The guideline suggests that the practice of fund houses deducting an entry load (from the sum invested) and paying the same to distributors (investment agents/advisors) as upfront commission will be discontinued. Instead, the investor will have to compensate the distributor for the services rendered. Also, distributors shall be obliged to reveal the total commission they earn from various mutual funds.

So let's see, what's causing all the hoopla? Have distributors been deprived of their livelihood? Does the regulation suggest that henceforth distributors will have to treat selling mutual funds as a philanthropic activity? No. So why all the fuss? Here's why. Thanks to this step, distributors have been made accountable. They can no longer operate with a "the more I sell, the more I will earn" mindset. With an assured income of 2.25% or thereabouts from the entry load, aspects like quality of advice and service were rarely granted any importance. However, that modus operandi is now history. Several distributors will have to kiss a tearful goodbye to the 'easy money' route. And this is where all the agony stems from!

Any distributor who is confident about the quality of services he offers, should welcome this step. Nowhere does the guideline suggest how much income the distributor can demand from the investor. So if the distributor provides quality advice that is consistently in the investor's best interests and backs it with top-notch service, he could potentially demand more than the 2.25% that was available to him via the erstwhile entry load. Hardly a reason to complain!

Now for the second part of the guideline - disclosing all commission earnings. Again, distributors only have themselves to blame. Having built a reputation for selling mutual funds that offer them the highest commission, mis-selling continues to be common practice in the mutual fund industry. SEBI is simply trying to incorporate greater transparency in the investor-distributor association. Distributors who do not engage in any malpractice have no reason to fear. They should be able to justify why they are recommending a given fund vis-à-vis another.

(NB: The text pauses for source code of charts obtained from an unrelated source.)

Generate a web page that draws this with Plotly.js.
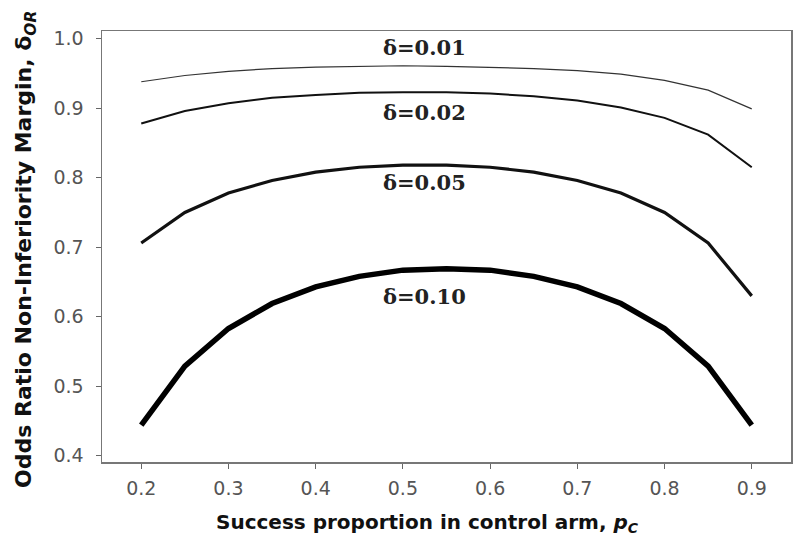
<!DOCTYPE html>
<html>
<head>
<meta charset="utf-8">
<script src="https://cdn.plot.ly/plotly-3.0.1.min.js"></script>
<style>body{margin:0;background:#fff}#chart{width:800px;height:545px}</style>
</head>
<body>
<div id="chart"></div>
<script>
var pC = [0.2,0.25,0.3,0.35,0.4,0.45,0.5,0.55,0.6,0.65,0.7,0.75,0.8,0.85,0.9];
var d001 = [0.938,0.947,0.953,0.957,0.959,0.960,0.961,0.960,0.959,0.957,0.954,0.949,0.940,0.926,0.899];
var d002 = [0.878,0.896,0.907,0.915,0.919,0.922,0.923,0.923,0.921,0.917,0.911,0.901,0.886,0.862,0.815];
var d005 = [0.706,0.750,0.778,0.796,0.808,0.815,0.818,0.818,0.815,0.808,0.796,0.778,0.750,0.706,0.630];
var d010 = [0.444,0.529,0.583,0.619,0.643,0.658,0.667,0.669,0.667,0.658,0.643,0.619,0.583,0.529,0.444];
var seriesNames = ["δ=0.01","δ=0.02","δ=0.05","δ=0.10"];
var labelX = [0.525,0.525,0.525,0.525];
var labelY = [0.987,0.894,0.793,0.629];
var xTicks = [0.2,0.3,0.4,0.5,0.6,0.7,0.8,0.9];
var yTicks = [0.4,0.5,0.6,0.7,0.8,0.9,1.0];
var xTitle = 'Success proportion in control arm, <i>p<sub>C</sub></i>';
var yTitle = 'Odds Ratio Non-Inferiority Margin, δ<sub><i>OR</i></sub>';

var allY = [d001,d002,d005,d010];
var widths = [1.2,2,3.2,5.5];
var colors = ["#333","#111","#111","#000"];
var traces = allY.map(function(y,i){
  return {x:pC, y:y, type:'scatter', mode:'lines', name:seriesNames[i],
    line:{color:colors[i], width:widths[i]}, hoverinfo:'skip'};
});
var annotations = seriesNames.map(function(t,i){
  return {x:labelX[i], y:labelY[i], xref:'x', yref:'y', text:'<b>'+t+'</b>', showarrow:false,
    font:{family:'DejaVu Serif', size:21, color:'#222'}};
});
annotations.push({x:0.473, y:0, xref:'paper', yref:'paper', yanchor:'middle', xanchor:'center', yshift:-61,
  text:'<b>'+xTitle+'</b>', showarrow:false, font:{family:'DejaVu Sans', size:20, color:'#111'}});
annotations.push({x:0, y:0.492, xref:'paper', yref:'paper', xanchor:'center', yanchor:'middle', xshift:-76,
  textangle:-90, text:'<b>'+yTitle+'</b>', showarrow:false, font:{family:'DejaVu Sans', size:22, color:'#111'}});
var layout = {
  width:800, height:545,
  margin:{l:102, r:9, t:31, b:83},
  paper_bgcolor:'#fff', plot_bgcolor:'#fff',
  showlegend:false,
  xaxis:{range:[0.155,0.945], tickvals:xTicks, ticktext:xTicks.map(function(v){return v.toFixed(1);}),
    ticks:'outside', ticklen:5, tickcolor:'#666', showline:true, linecolor:'#777', linewidth:1.5, mirror:true,
    showgrid:false, zeroline:false, ticklabelstandoff:4,
    tickfont:{family:'DejaVu Sans', size:19, color:'#555'}},
  yaxis:{range:[0.391,1.011], tickvals:yTicks, ticktext:yTicks.map(function(v){return v.toFixed(1);}),
    ticks:'outside', ticklen:5, tickcolor:'#666', showline:true, linecolor:'#777', linewidth:1.5, mirror:true,
    showgrid:false, zeroline:false, ticklabelstandoff:8,
    tickfont:{family:'DejaVu Sans', size:19, color:'#555'}},
  annotations:annotations
};
Plotly.newPlot('chart', traces, layout, {displayModeBar:false, staticPlot:true});
</script>
</body>
</html>
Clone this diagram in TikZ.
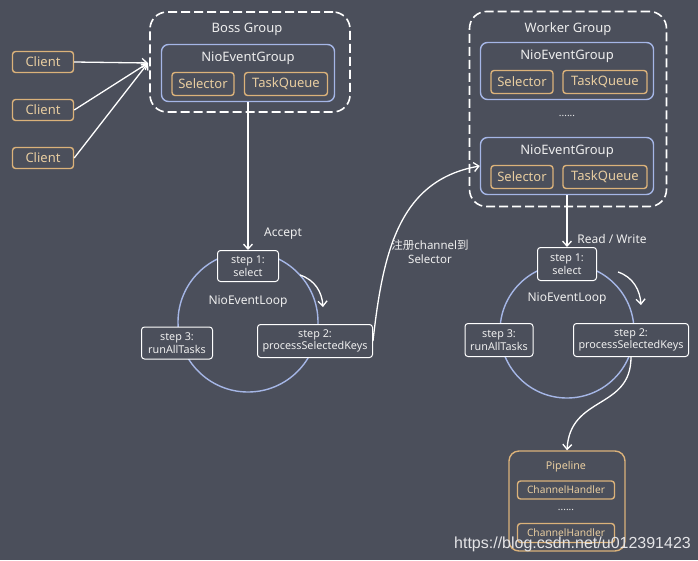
\documentclass[tikz,border=0pt]{standalone}
\usepackage{fontspec}
\setmainfont{Noto Sans}
\newfontfamily\cjk{Noto Sans CJK SC}
\newfontfamily\urlfont{Liberation Sans}
\usetikzlibrary{arrows.meta}
\definecolor{bg}{RGB}{75,79,91}
\definecolor{tan}{RGB}{219,178,122}
\definecolor{tantext}{RGB}{232,205,160}
\definecolor{evblue}{RGB}{165,182,230}
\definecolor{txt}{RGB}{238,238,238}
\tikzset{
  group/.style={draw=white, line width=1.6pt, dash pattern=on 9pt off 4pt, rounded corners=17pt},
  evgroup/.style={draw=evblue, line width=1.4pt, rounded corners=7pt},
  tanbox/.style={draw=tan, line width=1.4pt, rounded corners=3pt, text=tantext, inner sep=0pt},
  stepbox/.style={draw=white, line width=1pt, fill=bg, rounded corners=3pt, align=center,
    font=\fontsize{10.8}{12.5}\selectfont, inner sep=0pt},
  flow/.style={draw=white, line width=1.3pt, -{Straight Barb[length=5pt,width=9pt]}},
  big/.style={font=\fontsize{13}{15}\selectfont},
}

\begin{document}
\begin{tikzpicture}[x=1pt, y=-1pt, text=txt, font=\fontsize{12}{14}\selectfont]
  \fill[bg] (0,0) rectangle (698,560);
  \useasboundingbox (0,0) rectangle (698,560);
  % boss group
  \node[group, minimum width=200, minimum height=100] (boss) at (250,62) {};
  \node[big] at (247,29) {Boss Group};
  \node[evgroup, minimum width=173, minimum height=57] (bossev) at (248,73) {};
  \node[big] at (248,58) {NioEventGroup};
  \node[tanbox, big, minimum width=62, minimum height=23] (bsel) at (203,84) {Selector};
  \node[tanbox, big, minimum width=83, minimum height=23] (btq) at (286,84) {TaskQueue};
  % clients
  \coordinate (bossin) at (148,63);
  \foreach \i/\y in {1/62,2/110,3/158} {
    \node[tanbox, big, minimum width=61, minimum height=21] (c\i) at (43,\y) {Client};
    \draw[flow] (c\i.east) -- (bossin);
  }
  % worker group
  \node[group, minimum width=197, minimum height=195] (worker) at (568,109) {};
  \node[big] at (568,29) {Worker Group};
  \foreach \n/\y in {1/71,2/166} {
    \node[evgroup, minimum width=173, minimum height=57] (w\n) at (567,\y) {};
    \node[big] at (567,\y-15) {NioEventGroup};
    \node[tanbox, big, minimum width=62, minimum height=23] (wsel\n) at (522,\y+11) {Selector};
    \node[tanbox, big, minimum width=84, minimum height=23] (wtq\n) at (605,\y+11) {TaskQueue};
  }
  \node[font=\fontsize{10}{12}\selectfont] (wdots) at (567,116) {......};
  % boss event loop
  \draw[evblue, line width=1.4pt] (248,322) circle (70);
  \node[stepbox, minimum width=61, minimum height=31] (l1) at (248,266) {step 1:\\select};
  \node at (248,302) {NioEventLoop};
  \node[stepbox, minimum width=71, minimum height=32] (l3) at (177,343) {step 3:\\runAllTasks};
  \node[stepbox, minimum width=115, minimum height=33] (l2) at (315,341) {step 2:\\processSelectedKeys};
  \draw[flow] (bossev.south) -- (l1.north);
  \node at (283,234) {Accept};
  \coordinate (la) at (300,275);
  \coordinate (lb) at (323,307);
  \draw[flow] (la) .. controls (315,280) and (322,292) .. (lb);
  % worker event loop
  \draw[evblue, line width=1.4pt] (567,331) circle (67);
  \node[stepbox, minimum width=59, minimum height=33] (r1) at (567,264) {step 1:\\select};
  \node at (567,299) {NioEventLoop};
  \node[stepbox, minimum width=68, minimum height=33] (r3) at (499,340) {step 3:\\runAllTasks};
  \node[stepbox, minimum width=115, minimum height=33] (r2) at (631,340) {step 2:\\processSelectedKeys};
  \draw[flow] (w2.south) -- (r1.north);
  \node at (612,239) {Read / Write};
  \coordinate (ra) at (618,272);
  \coordinate (rb) at (641,305);
  \draw[flow] (ra) .. controls (633,277) and (640,290) .. (rb);
  % register channel
  \draw[flow] (l2.east) .. controls (383,250) and (400,180) .. (w2.west);
  \node[align=center, font=\fontsize{11.5}{14}\selectfont] at (430,252) {{\cjk 注册}channel{\cjk 到}\\Selector};
  % pipeline
  \node[draw=tan, line width=1.4pt, rounded corners=10pt, minimum width=116, minimum height=100] (pipe) at (567,501) {};
  \node[text=tantext, font=\fontsize{10.7}{12}\selectfont] at (566,467) {Pipeline};
  \node[tanbox, font=\fontsize{10.2}{12}\selectfont, minimum width=97, minimum height=18] (h1) at (566,490) {ChannelHandler};
  \node[font=\fontsize{10}{12}\selectfont] (pdots) at (566,510) {......};
  \node[tanbox, font=\fontsize{10.2}{12}\selectfont, minimum width=97, minimum height=19] (h2) at (566,533) {ChannelHandler};
  \draw[flow] (r2.south) .. controls (631,410) and (570,395) .. (pipe.north);
  % watermark
  \node[anchor=base west, inner sep=0pt, text=white!85!bg, font=\urlfont\fontsize{16}{16}\selectfont] (wm) at (454,548) {https://blog.csdn.net/u012391423};
\end{tikzpicture}
\end{document}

Some fund houses are apparently aggrieved since they believe that the mutual fund industry will suffer, since distributors will gravitate towards insurance products offering better commission. Hence fund houses will end up with lesser assets to manage. Of course, a smaller asset size translates into lesser income for the fund house.

Here's a counterargument - if the mutual funds on offer are attractive enough and can aid the investor in achieving his investment goals, he will demand them and thereby create a demand. And the onus to ensure that funds are attractive lies primarily with the fund house. Also, if a fund house feels that distributors deserve to be better compensated, it is free to cough up additional benefits out of its own pockets. Remember the regulator only stipulates how much expenses can be charged to the fund (i.e. borne by the investor). Any fund house/AMC which believes that distributors are being short-changed, should feel free to reward them out of its own coffers.

Time and again, fund houses have failed to act in the best interests of the investor. Their partisan attitude towards distributors and indifference towards investors has been disappointing to say the least. Let's hope this time around better sense prevails and they don't create any roadblocks in the implementation of this directive.

As for investors, they couldn't ask for more. First, they were given the opportunity to invest directly with the fund house, thereby bypassing the distributor and avoid paying an entry load. Now with the guideline to scrap the entry load, they can negotiate with the distributor and arrive at a fair price for the latter's services. The onus to make the most of this opportunity lies with investors.

Kudos to SEBI for taking a stand for investors!

Distributors and fund houses - keep your chin up. This round goes to investors!